| WHAT IS A PROFIT PLAN?
In a nutshell, a profit plan is simply management's action plan for achieving its profit goals expressed in financial terms and summarized in the form of projected financial statements and supporting schedules.
This may come as bad news to those who have an aversion to math, but unfortunately, there is no way around it; planning for profits requires that you deal with financial statements and that means dealing with numbers and a certain amount of number crunching.
A profit plan consists of two components: a marketing plan and an operating plan. The marketing plan is concerned with forecasting and generating sales revenue; the operating plan is concerned with budgeting and controlling costs. Together, they provide the inputs needed to project future profits.
WHY "PLAN" FOR PROFITS?
Profits don't just happen. It should go without saying that every business should have a carefully formulated, and well-documented profit plan that guides it in every aspect of its operations, and further, that every business should have a systematic process for developing, reviewing and updating its profit plan on a regular basis. Regrettably, however, this is not the case.
Too many managers regard profit planning (and the related budgeting process) to be on a par with sticking needles in their eyes and they would do almost anything to avoid, postpone or sabotage the process.
Say the words "planning" or "budgeting" and they cringe. To them, this is code for an attempt either: (1) to embarrass them by handcuffing them to hopelessly unrealistic goals, or (2) to commit them to meaningless rounds of wishful thinking and wasteful meetings that take them away from the "more important" task of running day-to-day operations.

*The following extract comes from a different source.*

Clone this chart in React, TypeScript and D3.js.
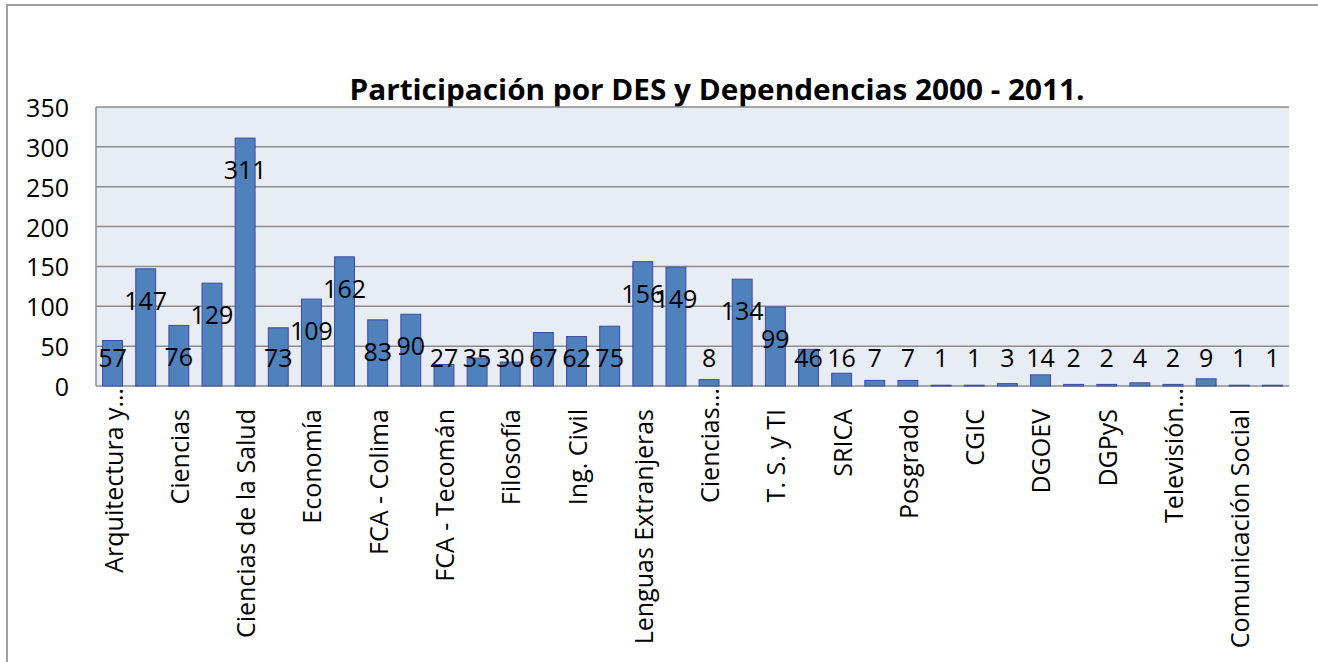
import React from "react";
import * as d3 from "d3";

const values = [57, 147, 76, 129, 311, 73, 109, 162, 83, 90, 27, 35, 30, 67, 62, 75, 156, 149, 8, 134, 99, 46, 16, 7, 7, 1, 1, 3, 14, 2, 2, 4, 2, 9, 1, 1];
// labels shown on every other bar (even indices)
const shownLabels = [
  "Arquitectura y…", "Ciencias", "Ciencias de la Salud", "Economía", "FCA - Colima",
  "FCA - Tecomán", "Filosofía", "Ing. Civil", "Lenguas Extranjeras", "Ciencias…",
  "T. S. y TI", "SRICA", "Posgrado", "CGIC", "DGOEV", "DGPyS", "Televisión…", "Comunicación Social",
];
const yTicks = [0, 50, 100, 150, 200, 250, 300, 350];
const title = "Participación por DES y Dependencias 2000 - 2011.";

const W = 1318, H = 662;
const plot = { left: 96, right: 1289, top: 107, bottom: 386 };
const FONT = "'Open Sans', sans-serif";

export default function App() {
  const x = d3.scaleBand<number>().domain(values.map((_, i) => i)).range([plot.left, plot.right]).paddingInner(0.4).paddingOuter(0.2);
  const y = d3.scaleLinear().domain([0, 350]).range([plot.bottom, plot.top]);
  const bw = x.bandwidth();
  return (
    <svg width={W} height={H} style={{ position: "absolute", left: 0, top: 0, background: "#fff" }}>
      <rect x={7} y={5} width={W + 10} height={H + 10} fill="#fff" stroke="#a0a0a0" strokeWidth={2} />
      <text x={717} y={100} textAnchor="middle" fontFamily={FONT} fontWeight="bold" fontSize={28} textLength={735} lengthAdjust="spacingAndGlyphs" fill="#000">{title}</text>
      <rect x={plot.left} y={plot.top} width={plot.right - plot.left} height={plot.bottom - plot.top} fill="#e8ecf4" />
      {yTicks.map((t) => (
        <g key={t}>
          <line x1={plot.left} x2={plot.right} y1={y(t)} y2={y(t)} stroke="#8c8c8c" strokeWidth={1.5} />
          <text x={69} y={y(t)} textAnchor="end" dominantBaseline="central" fontFamily={FONT} fontSize={25} fill="#000">{t}</text>
        </g>
      ))}
      <line x1={plot.left} x2={plot.left} y1={plot.top} y2={plot.bottom} stroke="#8c8c8c" strokeWidth={1.5} />
      {values.map((v, i) => (
        <rect key={i} x={x(i)} y={y(v)} width={bw} height={plot.bottom - y(v)} fill="#4f81bd" stroke="#3f48a6" strokeWidth={1} />
      ))}
      {values.map((v, i) => (
        <text key={"l" + i} x={(x(i) as number) + bw / 2} y={Math.min(y(v) + 31, y(0) - 29)} textAnchor="middle" dominantBaseline="central" fontFamily={FONT} fontSize={25} fill="#000">{v}</text>
      ))}
      {shownLabels.map((lab, k) => {
        const i = k * 2;
        const cx = (x(i) as number) + bw / 2;
        const ty = lab.endsWith("…") ? 388 : 409;
        return (
          <text key={"c" + k} transform={`translate(${cx},${ty}) rotate(-90)`} textAnchor="end" dominantBaseline="central" fontFamily={FONT} fontSize={25} fill="#000">{lab}</text>
        );
      })}
    </svg>
  );
}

Yet a profit plan is the necessary connection that links management's profit goals to its operations. It is the means by which management can ensure that its profit goals are realistic and attainable and that its operations are moving in the right direction.
Without a sound profit plan, it is highly unlikely that any management team, however skilled, will consistently achieve its profit goals. As the old Chinese adage says: "If you don't know where you're going, you are likely to get where you are headed." And, we might add: that will probably not be where you want to be!
The irony is that profit planning need not be a distasteful experience. Like any other management tool, which may be challenging at first, once learned, it gives you a sense of mastery over your operations that can be acquired in no other way.